(Dataset excerpt)
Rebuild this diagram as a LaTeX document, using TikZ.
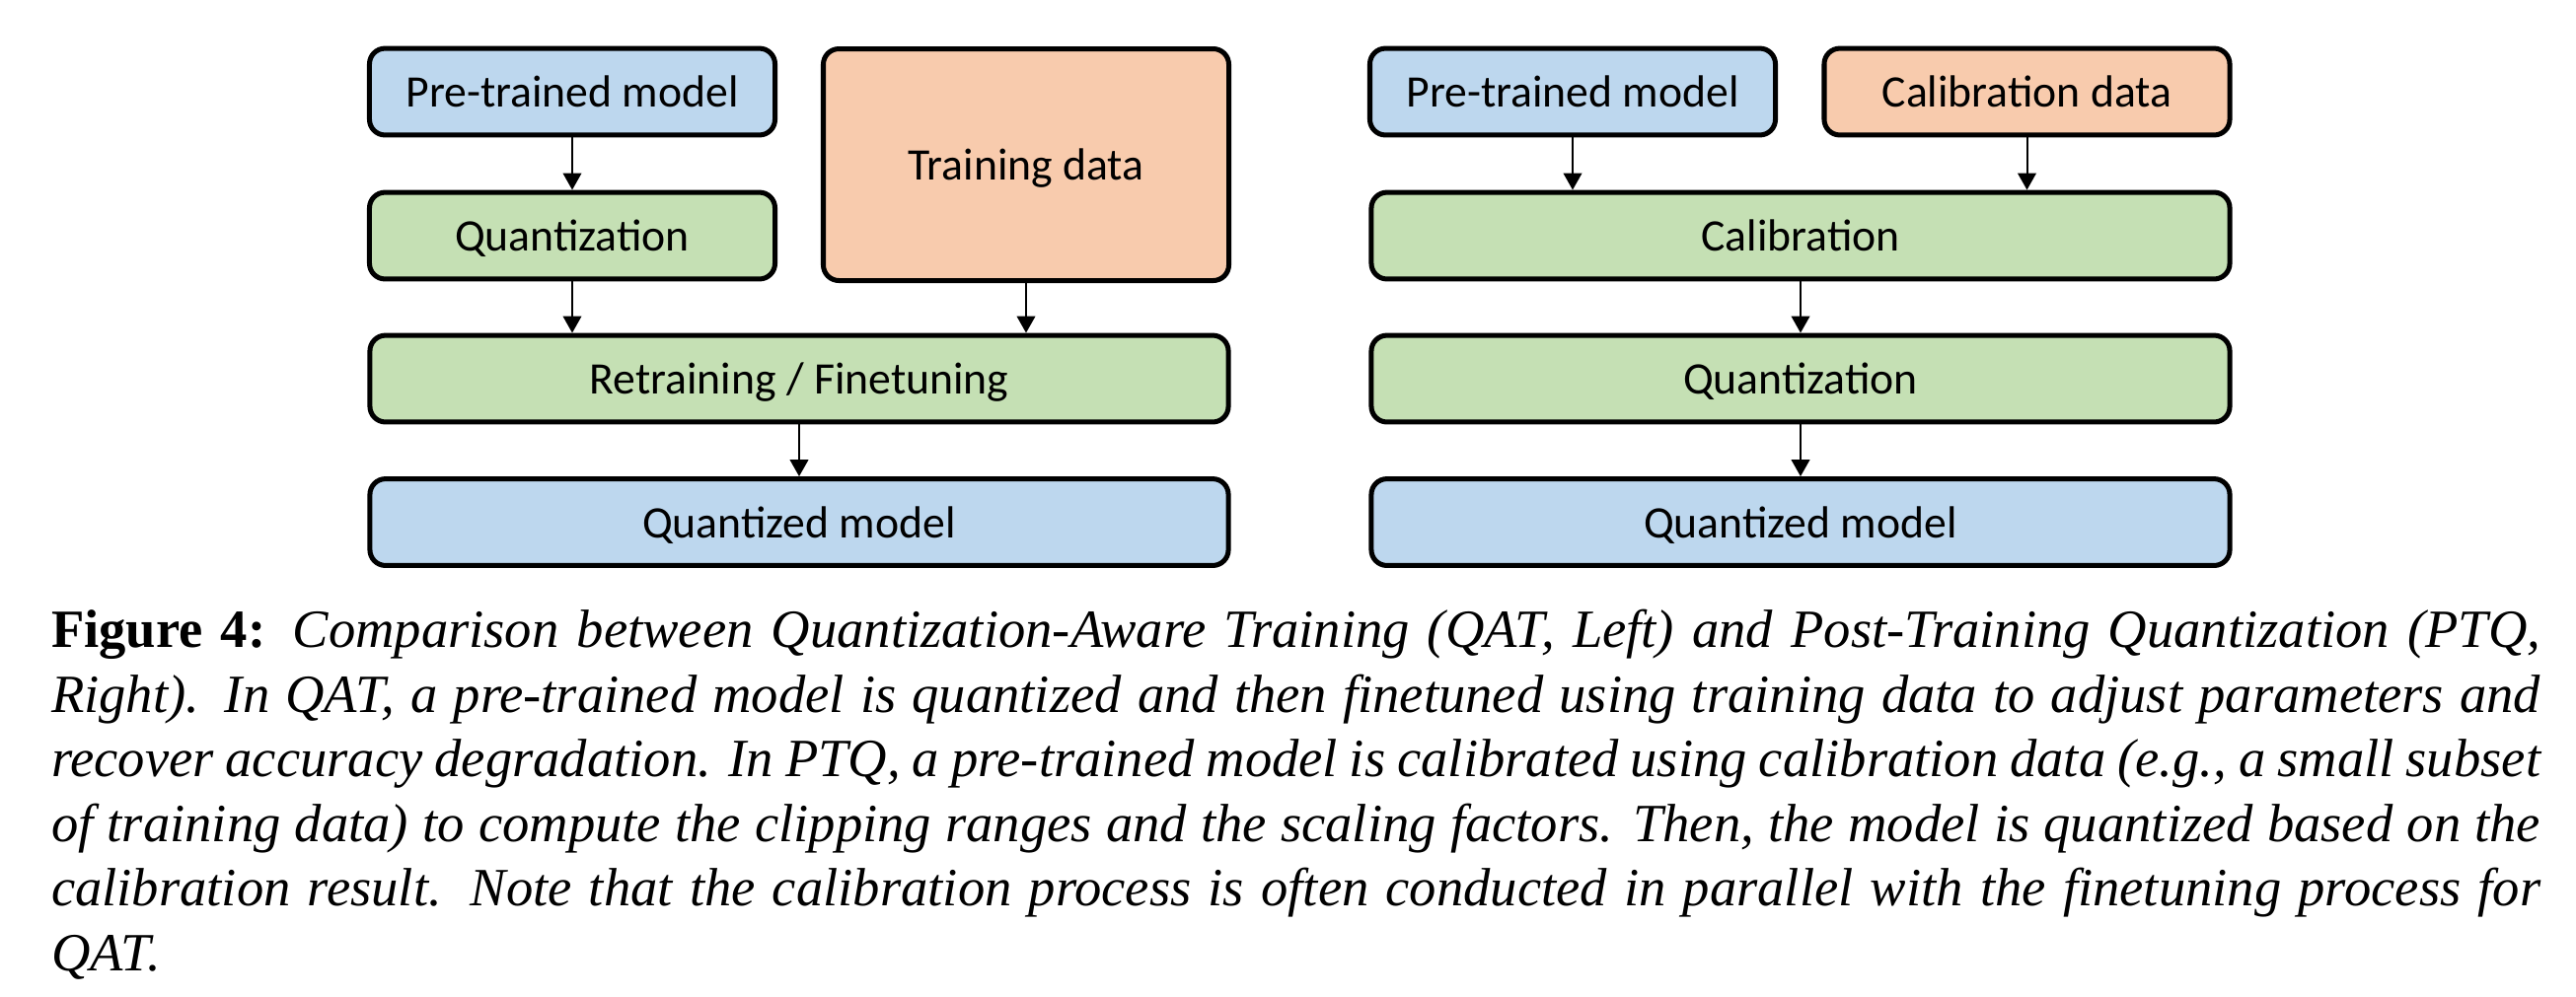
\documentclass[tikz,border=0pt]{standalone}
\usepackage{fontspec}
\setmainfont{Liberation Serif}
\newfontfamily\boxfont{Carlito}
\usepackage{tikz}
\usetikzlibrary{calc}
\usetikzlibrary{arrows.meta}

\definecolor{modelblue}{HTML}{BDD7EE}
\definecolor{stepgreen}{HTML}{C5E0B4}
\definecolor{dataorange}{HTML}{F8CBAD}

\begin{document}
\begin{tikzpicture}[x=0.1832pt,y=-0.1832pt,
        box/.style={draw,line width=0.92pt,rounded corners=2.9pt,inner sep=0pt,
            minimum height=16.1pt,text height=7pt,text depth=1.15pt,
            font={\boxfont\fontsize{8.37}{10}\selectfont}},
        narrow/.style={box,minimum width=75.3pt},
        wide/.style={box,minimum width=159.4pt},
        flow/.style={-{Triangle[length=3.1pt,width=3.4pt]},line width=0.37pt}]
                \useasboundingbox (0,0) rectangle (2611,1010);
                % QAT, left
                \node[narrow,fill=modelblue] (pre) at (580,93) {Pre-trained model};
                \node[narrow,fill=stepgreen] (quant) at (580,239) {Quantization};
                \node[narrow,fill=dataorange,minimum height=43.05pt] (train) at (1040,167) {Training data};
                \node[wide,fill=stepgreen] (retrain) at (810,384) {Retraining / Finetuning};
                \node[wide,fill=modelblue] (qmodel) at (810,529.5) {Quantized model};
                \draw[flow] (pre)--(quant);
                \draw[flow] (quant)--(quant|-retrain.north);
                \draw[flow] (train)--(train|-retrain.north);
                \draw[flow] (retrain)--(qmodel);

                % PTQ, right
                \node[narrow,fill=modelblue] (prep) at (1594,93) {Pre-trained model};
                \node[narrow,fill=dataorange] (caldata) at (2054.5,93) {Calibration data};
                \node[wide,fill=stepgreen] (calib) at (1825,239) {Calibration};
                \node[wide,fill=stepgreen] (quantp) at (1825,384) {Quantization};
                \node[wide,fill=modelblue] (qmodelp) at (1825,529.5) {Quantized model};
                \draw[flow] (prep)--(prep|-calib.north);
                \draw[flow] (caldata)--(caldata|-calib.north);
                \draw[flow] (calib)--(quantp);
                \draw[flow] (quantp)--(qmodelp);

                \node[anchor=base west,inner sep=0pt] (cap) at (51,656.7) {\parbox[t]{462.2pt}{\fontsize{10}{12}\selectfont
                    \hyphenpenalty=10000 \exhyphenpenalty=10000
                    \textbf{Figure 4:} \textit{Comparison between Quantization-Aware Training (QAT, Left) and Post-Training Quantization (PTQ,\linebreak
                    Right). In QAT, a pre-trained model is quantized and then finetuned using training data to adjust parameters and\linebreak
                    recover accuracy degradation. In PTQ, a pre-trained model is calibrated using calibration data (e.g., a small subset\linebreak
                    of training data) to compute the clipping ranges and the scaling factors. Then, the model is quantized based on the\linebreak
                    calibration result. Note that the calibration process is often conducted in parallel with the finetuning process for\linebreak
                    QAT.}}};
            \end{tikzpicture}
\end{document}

...

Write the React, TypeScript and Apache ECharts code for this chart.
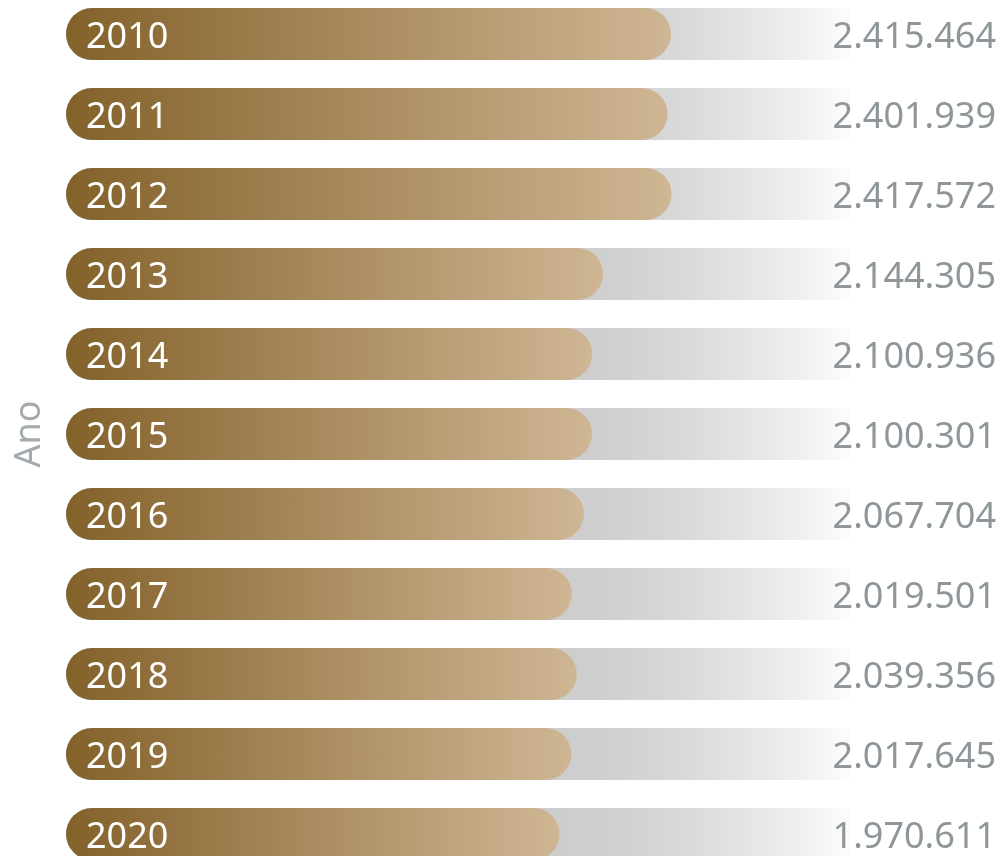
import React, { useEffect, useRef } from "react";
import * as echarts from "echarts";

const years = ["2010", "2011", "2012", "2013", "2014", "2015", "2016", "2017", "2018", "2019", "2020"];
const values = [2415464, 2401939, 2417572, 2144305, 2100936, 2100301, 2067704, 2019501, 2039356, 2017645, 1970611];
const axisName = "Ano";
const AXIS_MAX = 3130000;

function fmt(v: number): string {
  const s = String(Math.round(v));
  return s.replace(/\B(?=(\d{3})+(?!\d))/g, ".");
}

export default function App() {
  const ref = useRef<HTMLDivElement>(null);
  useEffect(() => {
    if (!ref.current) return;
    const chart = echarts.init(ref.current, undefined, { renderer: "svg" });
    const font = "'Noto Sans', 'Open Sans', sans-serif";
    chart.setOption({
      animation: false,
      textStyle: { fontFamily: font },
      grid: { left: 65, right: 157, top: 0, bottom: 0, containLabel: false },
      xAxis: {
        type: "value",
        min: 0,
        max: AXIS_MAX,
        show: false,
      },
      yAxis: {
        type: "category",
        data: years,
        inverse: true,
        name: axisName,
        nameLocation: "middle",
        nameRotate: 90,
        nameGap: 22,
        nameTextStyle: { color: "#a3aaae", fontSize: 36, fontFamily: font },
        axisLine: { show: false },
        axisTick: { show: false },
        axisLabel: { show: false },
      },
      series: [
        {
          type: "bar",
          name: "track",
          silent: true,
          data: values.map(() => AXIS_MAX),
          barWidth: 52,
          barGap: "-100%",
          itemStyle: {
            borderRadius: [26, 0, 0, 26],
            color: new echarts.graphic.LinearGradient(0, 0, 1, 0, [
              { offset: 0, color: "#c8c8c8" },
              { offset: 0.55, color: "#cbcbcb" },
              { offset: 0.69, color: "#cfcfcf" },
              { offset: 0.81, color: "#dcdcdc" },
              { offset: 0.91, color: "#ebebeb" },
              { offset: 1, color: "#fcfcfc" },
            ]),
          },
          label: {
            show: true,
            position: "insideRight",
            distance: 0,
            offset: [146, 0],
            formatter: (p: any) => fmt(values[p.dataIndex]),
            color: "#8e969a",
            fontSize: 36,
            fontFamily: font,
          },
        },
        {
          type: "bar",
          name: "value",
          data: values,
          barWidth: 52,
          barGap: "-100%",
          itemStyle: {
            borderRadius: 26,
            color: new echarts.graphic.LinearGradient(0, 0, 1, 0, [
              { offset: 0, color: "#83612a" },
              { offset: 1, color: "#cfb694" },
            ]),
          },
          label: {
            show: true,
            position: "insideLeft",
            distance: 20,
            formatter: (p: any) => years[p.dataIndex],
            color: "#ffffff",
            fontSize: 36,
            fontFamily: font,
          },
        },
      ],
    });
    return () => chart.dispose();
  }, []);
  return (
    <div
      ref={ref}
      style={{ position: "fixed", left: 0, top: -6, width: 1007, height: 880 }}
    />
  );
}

Written request
Look through the data above. Each line containing the word "using" needs to be copied.

Output of the task
Rebuild this diagram as a LaTeX document, using TikZ.
                    Right). In QAT, a pre-trained model is quantized and then finetuned using training data to adjust parameters and\linebreak
                    recover accuracy degradation. In PTQ, a pre-trained model is calibrated using calibration data (e.g., a small subset\linebreak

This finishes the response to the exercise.